Book Reviews

5-Star Historical Book Reviews

“The story of Private Coble and the Coble monument is one of the most compelling tales of the Civil War, both in what it tells us about the little battles and skirmishes that defined the conflict across Tennessee but also of what it tells us about the efforts toward reconciliation and commemoration in the early 20th century South.  Dr. Charles Cox’s accounting of these significant stories make for required reading for those who enjoy Tennessee history and Civil War history.”
Dr. Carroll Van West, Tennessee State Historian

 “A wonderful story about Forrest’s 1862 raid into West Tennessee and the death of one Confederate soldier at a remote skirmish four miles south of Jackson. Death during the Civil War was an everyday event, but this story has a surprise ending. Through the efforts of a Yankee captain who ’never forgot,’ Private James Coble’s grave was located and his family received closure in 1914. Dr.
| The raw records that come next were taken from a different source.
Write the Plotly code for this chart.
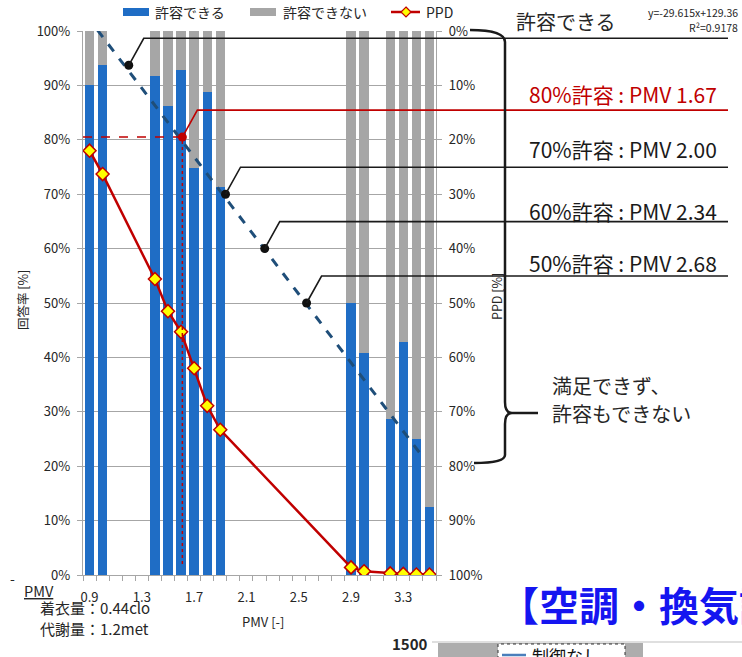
import plotly.graph_objects as go

# ---------------- data ----------------
pmv = [0.9, 1.0, 1.4, 1.5, 1.6, 1.7, 1.8, 1.9, 2.9, 3.0, 3.2, 3.3, 3.4, 3.5]
acceptable = [90, 93.8, 91.8, 86.3, 92.8, 74.9, 88.8, 71.4, 50, 40.9, 28.6, 42.9, 25, 12.5]
not_acceptable = [10, 6.2, 8.2, 13.7, 7.2, 25.1, 11.2, 28.6, 50, 59.1, 71.4, 57.1, 75, 87.5]
ppd = [22.0, 26.3, 45.6, 51.5, 55.3, 62.0, 68.9, 73.3, 98.6, 99.3, 99.7, 99.8, 99.9, 99.9]

trend_x = [0.96, 3.44]
trend_y = [100.2, 22.0]

top_point_x = [1.2]
top_point_y = [93.7]
limit_pmv = [1.61, 1.94, 2.24, 2.56]
limit_rate = [80.5, 70.0, 60.0, 50.0]
limit_labels = ["80%許容 : PMV 1.67", "70%許容 : PMV 2.00", "60%許容 : PMV 2.34", "50%許容 : PMV 2.68"]
limit_colors = ["#C00000", "#1a1a1a", "#1a1a1a", "#1a1a1a"]

x_tick_vals = [0.9, 1.3, 1.7, 2.1, 2.5, 2.9, 3.3]
x_tick_text = ["0.9", "1.3", "1.7", "2.1", "2.5", "2.9", "3.3"]
y_tick_vals = [0, 10, 20, 30, 40, 50, 60, 70, 80, 90, 100]
y_tick_text = [f"{v}%" for v in y_tick_vals]

# ---------------- geometry helpers ----------------
W, H = 742, 657
L, R, T, B = 83, 436, 31, 575
X_RANGE = [0.85, 3.55]


def px(x):
    return (x - L) / (R - L)


def py(y):
    return (B - y) / (B - T)


def dx(v):
    return (v - X_RANGE[0]) / (X_RANGE[1] - X_RANGE[0])


def dy(v):
    return v / 100.0


FONT = "Noto Sans CJK JP, Noto Sans, sans-serif"
BLUE = "#1F6DC5"
GRAY = "#A6A6A6"
RED = "#C00000"
AXC = "#A6A6A6"
TXT = "#262626"

fig = go.Figure()
fig.add_trace(go.Bar(x=pmv, y=acceptable, name="許容できる", marker_color=BLUE,
                     width=0.072, marker_line_width=0))
fig.add_trace(go.Bar(x=pmv, y=not_acceptable, name="許容できない", marker_color=GRAY,
                     width=0.072, marker_line_width=0))
fig.add_trace(go.Scatter(x=trend_x, y=trend_y, mode="lines",
                         line=dict(color="#1F4E79", width=3, dash="dash"), showlegend=False))
fig.add_trace(go.Scatter(x=pmv, y=ppd, name="PPD", yaxis="y2", mode="lines+markers",
                         line=dict(color=RED, width=2.5),
                         marker=dict(symbol="diamond", size=10, color="#FFFF00",
                                     line=dict(color=RED, width=1.5))))

# red dotted guide lines (80%)
fig.add_shape(type="line", xref="x", yref="y", x0=X_RANGE[0], x1=limit_pmv[0],
              y0=limit_rate[0], y1=limit_rate[0], line=dict(color=RED, width=1.5, dash="dash"))
fig.add_shape(type="line", xref="x", yref="y", x0=limit_pmv[0], x1=limit_pmv[0],
              y0=2, y1=limit_rate[0], line=dict(color=RED, width=1.5, dash="dot"))

fig.add_trace(go.Scatter(x=top_point_x + limit_pmv[1:], y=top_point_y + limit_rate[1:],
                         mode="markers", marker=dict(color="#111111", size=9), showlegend=False))
fig.add_trace(go.Scatter(x=limit_pmv[:1], y=limit_rate[:1], mode="markers",
                         marker=dict(color=RED, size=9), showlegend=False))

# callout lines
X_END = px(728)
ox, oy = 15 / (R - L), 27 / (B - T)
pts = [(top_point_x[0], top_point_y[0], "#1a1a1a", 1.6)] + \
      [(a, b, c, 1.6) for a, b, c in zip(limit_pmv, limit_rate, limit_colors)]
for (a, b, c, w) in pts:
    x0, y0 = dx(a), dy(b)
    x1, y1 = x0 + ox, y0 + oy
    fig.add_shape(type="path", xref="paper", yref="paper",
                  path=f"M {x0},{y0} L {x1},{y1} L {X_END},{y1}",
                  line=dict(color=c, width=w))

# brace
bx = px(505)
brace = (f"M {px(470)},{py(30)} Q {bx},{py(30)} {bx},{py(42)} "
         f"L {bx},{py(402)} Q {bx},{py(413)} {px(512)},{py(413)} "
         f"Q {bx},{py(413)} {bx},{py(424)} L {bx},{py(455)} "
         f"Q {bx},{py(463)} {px(474)},{py(463)}")
fig.add_shape(type="path", xref="paper", yref="paper", path=brace,
              line=dict(color="#1a1a1a", width=2.5))
fig.add_shape(type="line", xref="paper", yref="paper", x0=px(512), x1=px(538),
              y0=py(413), y1=py(413), line=dict(color="#1a1a1a", width=2.5))

ann = []


def text(x, y, s, size, color=TXT, xanchor="left", yanchor="middle", angle=0, bold=False):
    ann.append(dict(x=px(x), y=py(y), xref="paper", yref="paper", text=s, showarrow=False,
                    xanchor=xanchor, yanchor=yanchor, textangle=angle,
                    font=dict(family=FONT, size=size, color=color,
                              weight="bold" if bold else "normal")))


# custom legend
fig.add_shape(type="rect", xref="paper", yref="paper", x0=px(123), x1=px(149),
              y0=py(16), y1=py(8), fillcolor=BLUE, line_width=0)
text(153, 12, "許容できる", 14)
fig.add_shape(type="rect", xref="paper", yref="paper", x0=px(250), x1=px(276),
              y0=py(16), y1=py(8), fillcolor=GRAY, line_width=0)
text(281, 12, "許容できない", 14)
fig.add_shape(type="line", xref="paper", yref="paper", x0=px(391), x1=px(420),
              y0=py(12), y1=py(12), line=dict(color=RED, width=2.5))
fig.add_shape(type="path", xref="paper", yref="paper",
              path=f"M {px(406)},{py(7)} L {px(411)},{py(12)} L {px(406)},{py(17)} L {px(401)},{py(12)} Z",
              fillcolor="#FFFF00", line=dict(color=RED, width=1.2))
text(424, 12, "PPD", 14)

# callout texts
text(514, 22, "許容できる", 20)
text(740, 13, "y=-29.615x+129.36", 10.5, xanchor="right")
text(740, 27, "R²=0.9178", 10.5, xanchor="right")
for lab, c, yy in zip(limit_labels, limit_colors, [94, 149, 211, 263]):
    text(527, yy, lab, 21, color=c)
text(550, 385, "満足できず、", 20)
text(550, 413, "許容もできない", 20)

# axis titles
text(22, 300, "回答率 [%]", 12.5, xanchor="center", angle=-90)
text(496, 296, "PPD [%]", 12.5, xanchor="center", angle=-90)
text(263, 621, "PMV [-]", 13, xanchor="center")

# bottom-left notes
text(8, 578, "-", 14)
text(22, 590, "<u>PMV</u>", 14.5)
text(38, 607, "着衣量：0.44clo", 15)
text(38, 628, "代謝量：1.2met", 15)

# bottom-right residue
text(497, 604, "【空調・換気設備】", 40, color="#1515F0", bold=True)
text(430, 643, "1500", 15, xanchor="right", bold=True)
fig.add_shape(type="line", xref="paper", yref="paper", x0=px(432), x1=px(742),
              y0=py(642), y1=py(642), line=dict(color="#BFBFBF", width=1))
fig.add_shape(type="rect", xref="paper", yref="paper", x0=px(438), x1=px(643),
              y0=py(660), y1=py(643), fillcolor="#ADADAD", line_width=0)
fig.add_shape(type="rect", xref="paper", yref="paper", x0=px(498), x1=px(625),
              y0=py(660), y1=py(644), fillcolor="white",
              line=dict(color="#333333", width=1, dash="dot"))
fig.add_shape(type="line", xref="paper", yref="paper", x0=px(502), x1=px(526),
              y0=py(655), y1=py(655), line=dict(color="#4A7EBB", width=2.5))
text(530, 655, "制御なし", 17, color="#111111")

fig.update_layout(
    width=W, height=H,
    margin=dict(l=L, r=W - R, t=T, b=H - B),
    paper_bgcolor="white", plot_bgcolor="white",
    barmode="stack", bargap=0, showlegend=False,
    font=dict(family=FONT, size=13, color=TXT),
    annotations=ann,
    xaxis=dict(range=X_RANGE, tickvals=x_tick_vals, ticktext=x_tick_text, ticks="",
               showgrid=False, zeroline=False, showline=True, linecolor=AXC, linewidth=1.3,
               ticklabelstandoff=10, tickfont=dict(size=13, color=TXT),
               minor=dict(tick0=0.85, dtick=0.1, ticks="outside", ticklen=5,
                          tickcolor=AXC, showgrid=False)),
    yaxis=dict(range=[0, 100], tickvals=y_tick_vals, ticktext=y_tick_text,
               showgrid=True, gridcolor=AXC, gridwidth=1.3, zeroline=False,
               showline=True, linecolor=AXC, linewidth=1.3, ticks="outside", ticklen=5,
               tickcolor=AXC, ticklabelstandoff=4, tickfont=dict(size=13, color=TXT)),
    yaxis2=dict(range=[100, 0], overlaying="y", side="right", tickvals=y_tick_vals,
                ticktext=y_tick_text, showgrid=False, zeroline=False, showline=True,
                linecolor=AXC, linewidth=1.3, ticks="outside", ticklen=5, tickcolor=AXC,
                ticklabelstandoff=4, tickfont=dict(size=13, color=TXT)),
)

fig.write_html("out.html", config={"displayModeBar": False},
               post_script="document.body.style.margin='0';document.body.style.overflow='hidden';")
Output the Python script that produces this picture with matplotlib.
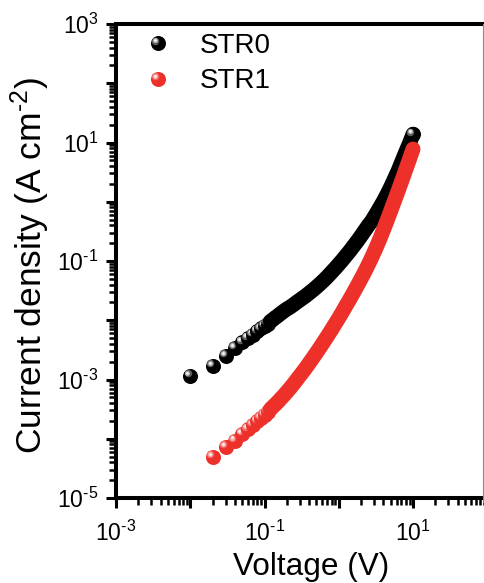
import numpy as np
import matplotlib
matplotlib.use("Agg")
import matplotlib.pyplot as plt
from matplotlib.lines import Line2D
from matplotlib.transforms import offset_copy
from matplotlib.legend_handler import HandlerBase
from matplotlib.ticker import FixedLocator, FuncFormatter, LogLocator, NullFormatter

plt.rcParams['font.family'] = ['Liberation Sans', 'DejaVu Sans']
plt.rcParams['mathtext.fontset'] = 'custom'
plt.rcParams['mathtext.rm'] = 'Liberation Sans'
plt.rcParams['mathtext.it'] = 'Liberation Sans:italic'
plt.rcParams['mathtext.bf'] = 'Liberation Sans:bold'
plt.rcParams['mathtext.sf'] = 'Liberation Sans'

# ---------------- data ----------------
labels = ["STR0", "STR1"]

v_str0 = [0.01, 0.02, 0.03, 0.04, 0.05, 0.06, 0.07, 0.08, 0.09, 0.10,
          0.11, 0.12, 0.13, 0.14, 0.15, 0.16, 0.18, 0.20, 0.22, 0.25,
          0.28, 0.32, 0.36, 0.40, 0.45, 0.50, 0.56, 0.63, 0.71, 0.80,
          0.90, 1.0, 1.1, 1.25, 1.4, 1.6, 1.8, 2.0, 2.2, 2.5,
          2.8, 3.2, 3.6, 4.0, 4.5, 5.0, 5.6, 6.3, 7.1, 8.0, 9.0, 10.0]
j_str0 = [1.15e-3, 1.70e-3, 2.51e-3, 3.39e-3, 4.27e-3, 4.95e-3, 5.74e-3, 6.52e-3, 7.28e-3, 8.05e-3,
          8.81e-3, 9.57e-3, 1.03e-2, 1.11e-2, 1.18e-2, 1.26e-2, 1.41e-2, 1.55e-2, 1.66e-2, 1.86e-2,
          2.07e-2, 2.33e-2, 2.59e-2, 2.88e-2, 3.24e-2, 3.63e-2, 4.12e-2, 4.73e-2, 5.50e-2, 6.46e-2,
          7.59e-2, 8.81e-2, 0.101, 0.123, 0.146, 0.182, 0.221, 0.266, 0.316, 0.398,
          0.479, 0.631, 0.813, 1.02, 1.35, 1.76, 2.40, 3.31, 4.79, 6.92, 9.77, 13.8]

v_str1 = [0.02, 0.03, 0.04, 0.05, 0.06, 0.07, 0.08, 0.09, 0.10,
          0.11, 0.12, 0.13, 0.14, 0.15, 0.16, 0.18, 0.20, 0.22, 0.25,
          0.28, 0.32, 0.36, 0.40, 0.45, 0.50, 0.56, 0.63, 0.71, 0.80,
          0.90, 1.0, 1.1, 1.25, 1.4, 1.6, 1.8, 2.0, 2.2, 2.5,
          2.8, 3.2, 3.6, 4.0, 4.5, 5.0, 5.6, 6.3, 7.1, 8.0, 9.0, 10.0]
j_str1 = [4.90e-5, 7.24e-5, 9.33e-5, 1.20e-4, 1.45e-4, 1.71e-4, 1.97e-4, 2.25e-4, 2.54e-4,
          2.84e-4, 3.15e-4, 3.48e-4, 3.80e-4, 4.15e-4, 4.52e-4, 5.30e-4, 6.17e-4, 7.08e-4, 8.63e-4,
          1.04e-3, 1.29e-3, 1.57e-3, 1.89e-3, 2.33e-3, 2.82e-3, 3.48e-3, 4.35e-3, 5.48e-3, 6.93e-3,
          8.81e-3, 1.09e-2, 1.33e-2, 1.76e-2, 2.24e-2, 3.02e-2, 3.94e-2, 5.04e-2, 6.30e-2, 8.69e-2,
          0.117, 0.170, 0.241, 0.335, 0.490, 0.697, 1.02, 1.52, 2.30, 3.51, 5.31, 7.76]

# ---------------- styling ----------------
W, H, DPI = 485, 583, 100
MS = 10.8  # marker diameter in points (~15 px)
black_layers = [(MS, '#000000', 0, 0), (5.4, '#5e5e5e', -1.9, 1.9),
                (3.6, '#b5b5b5', -2.1, 2.1), (1.8, '#ffffff', -2.2, 2.2)]
red_layers = [(MS, '#ee302a', 0, 0), (5.4, '#f36a64', -1.9, 1.9),
              (3.6, '#f8aeab', -2.1, 2.1), (1.8, '#ffffff', -2.2, 2.2)]

fig = plt.figure(figsize=(W / DPI, H / DPI), dpi=DPI)
left_px, top_px, bot_px = 116, 24, 498
dec_px = 74.25
ax_w = 5 * dec_px
ax_h = bot_px - top_px
ax = fig.add_axes([left_px / W, (H - bot_px) / H, ax_w / W, ax_h / H])
ax.set_xscale('log')
ax.set_yscale('log')
ax.set_xlim(1e-3, 1e2)
ax.set_ylim(1e-5, 1e3)


def draw_series(v, j, layers, zbase, dense_from, end_highlight):
    v = np.asarray(v)
    j = np.asarray(j)
    color = layers[0][1]
    # discrete spheres (low voltage) drawn point by point so later ones cover earlier highlights
    idx_sparse = np.where(v <= dense_from * 0.999)[0]
    for k in idx_sparse:
        for (ms, c, dx, dy) in layers:
            tr = offset_copy(ax.transData, fig=fig, x=dx, y=dy, units='points')
            ax.plot([v[k]], [j[k]], ls='none', marker='o', ms=ms, color=c,
                    mec='none', transform=tr, zorder=zbase, clip_on=False)
    # dense part: overlapping spheres form a continuous band
    m = v >= dense_from
    ax.plot(v[m], j[m], color=color, lw=MS, solid_capstyle='round',
            solid_joinstyle='round', zorder=zbase + 0.1)
    if end_highlight:
        for (ms, c, dx, dy) in layers:
            tr = offset_copy(ax.transData, fig=fig, x=dx, y=dy, units='points')
            ax.plot([v[-1]], [j[-1]], ls='none', marker='o', ms=ms, color=c,
                    mec='none', transform=tr, zorder=zbase + 0.2)


draw_series(v_str0, j_str0, black_layers, 3, 0.12, True)
draw_series(v_str1, j_str1, red_layers, 4, 0.12, False)

# ---------------- axes ----------------
for s in ['left', 'bottom', 'top']:
    ax.spines[s].set_linewidth(2.9)
ax.spines['right'].set_visible(False)

ax.xaxis.set_major_locator(FixedLocator([10.0 ** e for e in range(-3, 3)]))
ax.yaxis.set_major_locator(FixedLocator([10.0 ** e for e in range(-5, 4)]))
ax.xaxis.set_minor_locator(LogLocator(base=10, subs=np.arange(2, 10), numticks=20))
ax.yaxis.set_minor_locator(LogLocator(base=10, subs=np.arange(2, 10), numticks=20))


def fmt(val, pos):
    e = int(round(np.log10(val)))
    if e % 2 == 0:
        return ''
    if e < 0:
        return r'$\mathregular{10^{\text{-}%d}}$' % (-e)
    return r'$\mathregular{10^{%d}}$' % e


ax.xaxis.set_major_formatter(FuncFormatter(fmt))
ax.yaxis.set_major_formatter(FuncFormatter(fmt))
ax.xaxis.set_minor_formatter(NullFormatter())
ax.yaxis.set_minor_formatter(NullFormatter())

ax.tick_params(which='both', direction='out', top=False, right=False)
ax.tick_params(which='major', length=7.2, width=2.2, labelsize=16.5)
ax.tick_params(which='minor', length=4.8, width=1.8)
ax.tick_params(axis='y', which='major', pad=5.5)
ax.tick_params(axis='x', which='major', pad=9)

ax.set_xlabel('Voltage (V)', fontsize=22.7)
ax.xaxis.set_label_coords((311 - left_px) / ax_w, (bot_px - 552) / ax_h)
ax.set_ylabel(r'Current density (A cm$^{\text{-}2}$)', fontsize=25.5)
ax.yaxis.set_label_coords((52 - left_px) / ax_w, (bot_px - 266) / ax_h)


# ---------------- legend ----------------
class SphereHandler(HandlerBase):
    def __init__(self, layers, **kw):
        super().__init__(**kw)
        self.layers = layers

    def create_artists(self, legend, orig_handle, xdescent, ydescent,
                       width, height, fontsize, trans):
        cx = 0.5 * width - xdescent
        cy = 0.5 * height - ydescent
        arts = []
        for (ms, c, dx, dy) in self.layers:
            ln = Line2D([cx + dx], [cy + dy], ls='none', marker='o', ms=ms,
                        color=c, mec='none')
            ln.set_transform(trans)
            arts.append(ln)
        return arts


h0 = Line2D([], [])
h1 = Line2D([], [])
ax.legend([h0, h1], labels, handler_map={h0: SphereHandler(black_layers),
                                         h1: SphereHandler(red_layers)},
          loc='upper left', bbox_to_anchor=(144 / W, 1 - 33 / H),
          bbox_transform=fig.transFigure, frameon=False, fontsize=20,
          handlelength=1.0, handletextpad=1.0, labelspacing=0.34,
          borderpad=0, borderaxespad=0)

# thin grey border line at the right edge of the picture
fig.add_artist(Line2D([483.5 / W] * 2, [1 - 24 / H, 1 - 502 / H],
                      transform=fig.transFigure, color='#8c8c8c', lw=0.8))

fig.savefig('out.png', dpi=DPI)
Charles Cox moved the monument 100 years later to Salem Cemetery.”
 – Harbert Alexander, author, historian

“Captain David Harts has always held a special place for his post-Civil War humanitarian efforts here in central Illinois.  ‘Monument to Healing’ might single-handedly alter that history, demonstrating that perhaps his greatest contribution was to a community of people in the South. Thanks to authors Charles Cox and Spurgeon King, who have brought to light the incredible and powerful story of James Coble and David Harts ….”
 – Ron J. Keller, Lincoln Heritage Museum Director, Associate Professor of History, Lincoln College

 “You don’t need to be a Civil War buff to appreciate this beautiful story of reconciliation. Drs. Cox and King have shared with us in elegant prose a tragedy and a closure for a Rebel family and a generous act of healing and compassion from a Yankee family. Recent events concerning the Confederate flag show us how much farther we have to go. One would think after 150 years we could put aside our regional differences and become one nation under God, but it is not yet to be. Perhaps this small book is another step in our national healing. Read this brilliant and concise true story. You will be uplifted.”
–  Jim Price

“It seems that Civil War books are written every few days since the Civil War, mostly repeating old themes. Being a bit of a historian specializing in Civil War, I highly recommend this title to any spiritual person who wants to find a well-researched narrative of relatively unknown smaller actions in Tennessee and death of a typical enlisted soldier and redemption of the old South. This narrative could fit any era for detailed minutiae of the fighting man in war.”